It was produced by Waterlow & Sons, the world-famous printing firm which had factories in Dunstable and Watford close to the saleroom, and the book boasted an impressive provenance. An elderly lady who lived locally brought to the saleroom in a plastic bag. It came from her late husband who had worked at Waterlow’s.
“When Waterlow’s shut at that location during the tidying up they allowed him to take that book,” said Tring Market Auctions director Stephen Hearn. “It was in beautiful condition, one of those with tissues between each page and we had to be so careful opening it up because it hadn’t been opened for years.”
The book, estimated at £500-700, sold to a London buyer in the room. It contained about 70 specimens of the front and back of each note together with 10 share certificates.

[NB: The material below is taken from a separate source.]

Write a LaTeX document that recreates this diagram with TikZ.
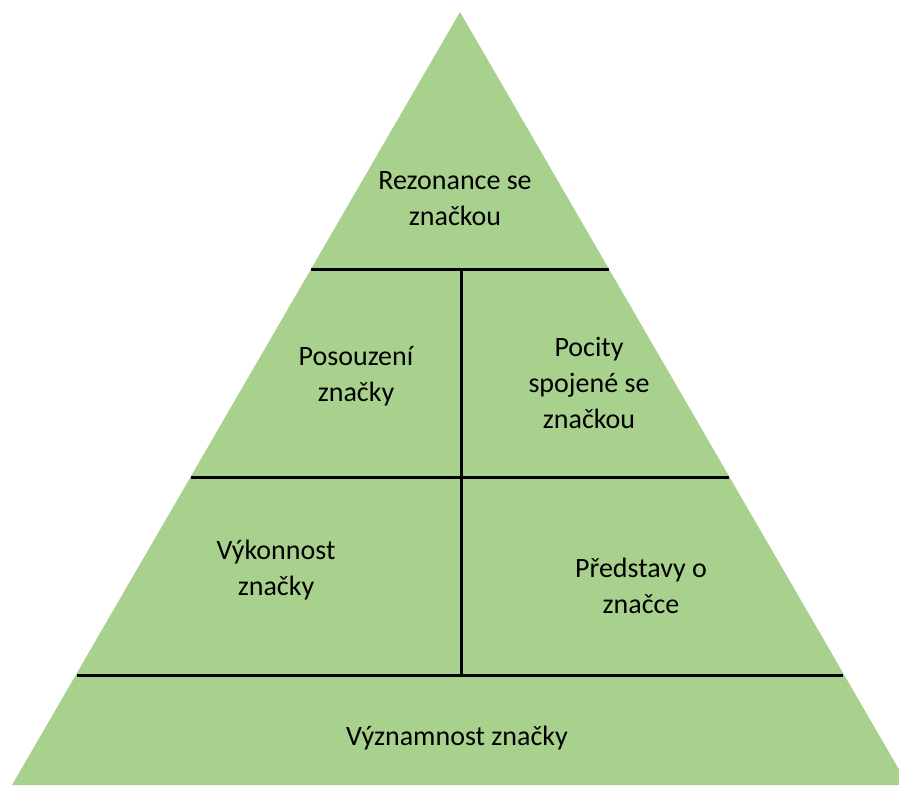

Hearn added: “There was a lot of pre-sale interest which developed into six principal banknote collectors there on the day, and it was quite obvious the estimate was just a come-and-get-me estimate really. We did have an idea before the sale they would go on to a higher level - but not to that level.”
While the condition and provenance certainly helped, feedback from the bidders suggested that a Chinese specimen banknote was key – one that collectors knew existed but had not been available up to now. Hearn said all the specimen notes were very collectable, with the Chinese example maybe valued about £50,000 but many other rarities probably around the £10,000 mark.
Waterlow & Sons was once one of Britain’s largest printers of bank notes, postage stamps, and other material.